Obtain Existing Documentation
When seeking to understand a data source, the first thing to
do is look at existing documentation. This avoids "re-inventing
the wheel". If a data source is fully documented, data profiled
and of high quality most of the job of data source discovery is
complete.
Existing documentation may include:
- Data models
- Data dictionary
- Internal / technical documentation
- Business user guides
- Data profiles and data quality assessments
Check through the documentation to assess its completeness
and usefulness.
The data source analyst should study the existing
documentation before any in depth discussions with the SMEs.
This improves the credibility of the data analyst and save time
for the SMEs.
Model and Define the Input
The data model is a graphic representation of data
structures that improves understanding and provides automation
linking database design to physical implementation. This
section assumes that the data source is stored in a relational
database that modeled using typical relational data modeling
tools.
If there is an existing data model, start with that,
otherwise use the reverse engineering capability of the data
modeling to build a physical data model. Next, group the tables
that are of interest into a subject area for analysis. Unless,
a large percentage of the data source is needed for the data
warehouse avoid studying the entire data source.
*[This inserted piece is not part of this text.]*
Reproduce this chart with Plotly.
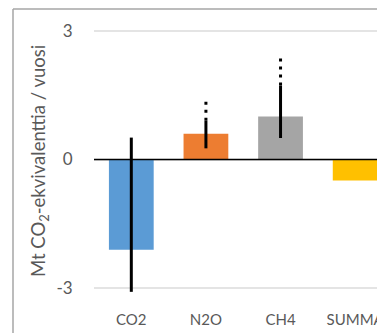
import plotly.graph_objects as go

categories = ["CO2", "N2O", "CH4", "SUMMA"]
values = [-2.10, 0.60, 1.00, -0.49]
colors = ["#5B9BD5", "#ED7D31", "#A5A5A5", "#FFC000"]
err_low = [-3.08, 0.26, 0.50, None]
err_high = [0.51, 0.90, 1.72, None]
err_ext = [None, 1.45, 2.46, None]
y_ticks = [-3, 0, 3]
y_title = "Mt CO<sub>2</sub>-ekvivalenttia / vuosi"

FONT = "Lato, Carlito, Calibri, sans-serif"
TXT = "#595959"

fig = go.Figure()
fig.add_trace(go.Bar(x=categories, y=values, marker=dict(color=colors, line=dict(width=0)),
                     width=0.6, showlegend=False, hoverinfo="skip"))

for c, lo, hi, ex in zip(categories, err_low, err_high, err_ext):
    if lo is not None and hi is not None:
        fig.add_trace(go.Scatter(x=[c, c], y=[lo, hi], mode="lines",
                                 line=dict(color="black", width=3), showlegend=False, hoverinfo="skip"))
    if ex is not None:
        fig.add_trace(go.Scatter(x=[c, c], y=[hi, ex], mode="lines",
                                 line=dict(color="black", width=3, dash="3px,5px"),
                                 showlegend=False, hoverinfo="skip"))

OFF = 8  # page body margin
W, H = 385 - OFF, 333 - OFF
ml, mt = 94 - OFF, 22 - OFF
mb = H - (297 - OFF)
mr = 0
pw, ph = W - ml - mr, H - mt - mb

def px(xs):
    return (xs - OFF - ml) / pw

def py(ys):
    return (H - mb - (ys - OFF)) / ph

fig.update_layout(
    width=W, height=H,
    margin=dict(l=ml, r=mr, t=mt, b=mb, pad=0),
    paper_bgcolor="white", plot_bgcolor="white",
    font=dict(family=FONT, color=TXT, size=15),
    xaxis=dict(range=[-0.5, 3.4], showgrid=False, zeroline=False, showline=False,
               ticks="outside", ticklen=9, tickcolor="rgba(0,0,0,0)",
               tickfont=dict(size=15, color=TXT, family=FONT)),
    yaxis=dict(range=[-3.2, 3.2], tickvals=y_ticks, ticktext=[str(t) for t in y_ticks],
               showgrid=True, gridcolor="#E4E4E4", gridwidth=2, zeroline=False, showline=False,
               ticks="outside", ticklen=17, tickcolor="rgba(0,0,0,0)",
               tickfont=dict(size=17, color=TXT, family=FONT)),
    shapes=[
        dict(type="line", xref="paper", yref="y", x0=0, x1=1, y0=0, y1=0,
             line=dict(color="black", width=1.5), layer="above"),
        dict(type="line", xref="paper", yref="paper", x0=px(13), x1=px(400), y0=py(9), y1=py(9),
             line=dict(color="#A6A6A6", width=1.5), layer="above"),
        dict(type="line", xref="paper", yref="paper", x0=px(13), x1=px(13), y0=py(9), y1=py(345),
             line=dict(color="#A6A6A6", width=1.5), layer="above"),
    ],
    annotations=[
        dict(text=y_title, xref="paper", yref="paper", x=px(40), y=py(161), textangle=-90,
             showarrow=False, xanchor="center", yanchor="middle",
             font=dict(size=18.5, color=TXT, family=FONT)),
    ],
)

fig.write_html("out.html")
Stay focused
on the current project.
For each selected data source table define:
- Physical Name
- Logical Name
- Definition
- Notes
For each selected data source column define:
- Physical Name
- Logical Name
- Order in Table
- Datatype
- Length
- Decimal Positions
- Nullable/Required
- Default Value
- Edit Rules
- Definition
- Notes
Profile the Data Source
The actual use and behavior of data sources often tends not
to match the name or definition of the data. Sometimes this is
called "dirty data" or "unrefined data" that may have problems
such as:
- Invalid code values
- Missing data values
- Multiple uses of a single data item
- Inconsistent code values
- Incorrect values such as sales revenue amounts
Data profile is an organized approach to examining data to
better understand and later use it. This can be accomplished by
querying the data using tools like:
- SQL Queries
- Reporting tools
- Data quality tools
- Data exploration tools
For code values such as gender code and account status code
do a listing showing value and count such as this gender code
listing:
|
Code
|
Count
|
Notes
|
| F |
500
|
Female |
| M |
510
|
Male |
| T |
12
|
Transgender? |
| Z |
5
|
??? |
| NULL |
1000
|
Missing |
Other systems may represent female and male as 1 and 2
rather than F and T, and so may require standardization when
stored in the data warehouse. When data from multiple sources
is integrated in the data warehouse it is expected that it will
be standardized and integrated.
Statistical measures are a good way to better understand
numeric information such as revenue amounts. Helpful statistics
are:
- Mean (average)
- Median
- Mode
- Maximum
- Minimum
- Quartile Averages
- Standard Deviation
- Variance
Consistency within a database is another important factor to
determine through data profiling. For example, there may be an
order table which should only have orders for customers
established in the customer table. Perform queries to determine
whether this is true.
Improve Data Quality
Data profiling may reveal problems in data quality.
For example, it might show invalid values are be entered for a
particular column, such as entering 'Z' for gender when 'F' and
'M' are the valid values. Some steps that could be taken
to improve data quality include:
- Work with data owners to define the appropriate level
of data quality. Build this into a data governance
program.
- Determine why there are data quality problems -- do a
root cause analysis.
- Correct the data in the source system through manual or
automated efforts.
- Add edits or database rules to prevent the
problem.
- Change business processes to enter correct data.
- Make data quality visible to the business through
scorecards, dashboards and reports.
Save Results for Further Reuse
The information gathered during the data source discovery
process is valuable metadata that can be useful for future data
warehousing or other projects. Be sure to save the
results and make available for future efforts. This work
can be a great step toward building an improved data
resource.
|